This is actually a question that's plagued me for a while. I had several discussions with professors back when I was getting my second totally useless graduate degree (kidding! - see link) back in Florida about the accuracy of using "free and reduced lunch" as a measure of student poverty.
The answer, basically, is that it's the best tool we've got. We don't go around and take surveys on students' economic backgrounds, because that would be expensive and intrusive and probably not much more accurate than using "free lunch" data.
But, once again, "reformers" like NJ Senator Mike Dougherty - who wants to distribute state aid equally, regardless of student characteristics - haven't thought this through:
Gee, poor people without supporting documents - what are the odds? Are we really prepared to spend all kinds of new money to deal with this "problem"?

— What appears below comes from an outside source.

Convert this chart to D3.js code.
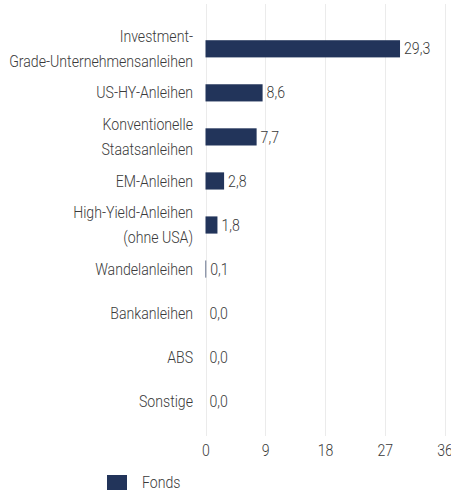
<!DOCTYPE html>
<html lang="de">
<head>
  <meta charset="UTF-8">
  <title>Fonds</title>
  <script src="https://d3js.org/d3.v7.min.js"></script>
  <style>
    body {
      margin: 0;
      padding: 0;
      background: #fff;
    }
    svg text {
      font-family: Roboto, "DejaVu Sans", sans-serif;
      font-weight: 300;
      font-size: 16px;
      fill: #3a3a3a;
    }
  </style>
</head>
<body>
<svg id="chart" width="451" height="495"></svg>
<script>
const categories = [
  ["Investment-", "Grade-Unternehmensanleihen"],
  ["US-HY-Anleihen"],
  ["Konventionelle", "Staatsanleihen"],
  ["EM-Anleihen"],
  ["High-Yield-Anleihen", "(ohne USA)"],
  ["Wandelanleihen"],
  ["Bankanleihen"],
  ["ABS"],
  ["Sonstige"]
];
const values = [29.3, 8.6, 7.7, 2.8, 1.8, 0.1, 0.0, 0.0, 0.0];
const ticks = [0, 9, 18, 27, 36];
const seriesName = "Fonds";

const svg = d3.select("#chart");
const barColor = "#22345a";
const labelX = 193;

// condensed look: measure the longest label and squeeze horizontally
const probe = svg.append("text").text("Grade-Unternehmensanleihen");
const sx = 184 / probe.node().getComputedTextLength();
probe.remove();

const x = d3.scaleLinear().domain([0, 36]).range([205.5, 444.5]);
const y = d3.scaleBand().domain(d3.range(categories.length)).range([27, 423]).paddingInner(0.61).paddingOuter(0.3);

// gridlines
svg.append("g")
  .selectAll("line")
  .data(ticks)
  .join("line")
  .attr("x1", d => Math.round(x(d)) + 0.5)
  .attr("x2", d => Math.round(x(d)) + 0.5)
  .attr("y1", 4)
  .attr("y2", 436)
  .attr("stroke", "#ebebeb")
  .attr("stroke-width", 1);

// x axis labels
const xAxis = svg.append("g")
  .attr("transform", "translate(0,436)")
  .call(d3.axisBottom(x).tickValues(ticks).tickSize(0).tickPadding(9));
xAxis.select(".domain").remove();
xAxis.selectAll("text")
  .attr("font-family", null)
  .attr("font-size", null)
  .attr("fill", null)
  .attr("transform", `scale(${sx},1)`);
xAxis.attr("font-family", null).attr("font-size", null);

// bars
svg.append("g")
  .selectAll("rect")
  .data(values)
  .join("rect")
  .attr("x", x(0))
  .attr("y", (d, i) => y(i))
  .attr("width", d => x(d) - x(0))
  .attr("height", y.bandwidth())
  .attr("fill", barColor);

// value labels
svg.append("g")
  .selectAll("text")
  .data(values)
  .join("text")
  .attr("transform", (d, i) => `translate(${x(d) + 4},${y(i) + y.bandwidth() / 2}) scale(${sx},1)`)
  .attr("dy", "0.35em")
  .text(d => d.toFixed(1).replace(".", ","));

// category labels
const labels = svg.append("g")
  .selectAll("text")
  .data(categories)
  .join("text")
  .attr("text-anchor", "end")
  .attr("transform", (d, i) => `translate(${labelX},${y(i) + y.bandwidth() / 2}) scale(${sx},1)`);
labels.selectAll("tspan")
  .data(d => d.map((t, j) => ({t, j, n: d.length})))
  .join("tspan")
  .attr("x", 0)
  .attr("dy", d => d.j === 0 ? (0.35 - (d.n - 1) * 0.8) + "em" : "1.6em")
  .text(d => d.t);

// legend
const legend = svg.append("g").attr("transform", "translate(107,475)");
legend.append("rect")
  .attr("width", 20)
  .attr("height", 15)
  .attr("fill", barColor);
legend.append("text")
  .attr("transform", `translate(35,7.5) scale(${sx},1)`)
  .attr("dy", "0.35em")
  .text(seriesName);
</script>
</body>
</html>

This reminds me of the plan to expand testing to all different grades and subject areas just to have more (bad) data to "evaluate" teachers. Are we really going to divert some more of our limited resources away from the classroom and toward programs that only serve to make corporate reformers feel better about themselves?
Of course, Dougherty's plan would eliminate the need for any data on student poverty; if every kid gets the same amount of state aid, why even track where the poor kids are? In fact, he would probably sleep better at night, blissfully ignorant of the damage he's doing, if he didn't know how much money he took away from the kids who need it the most.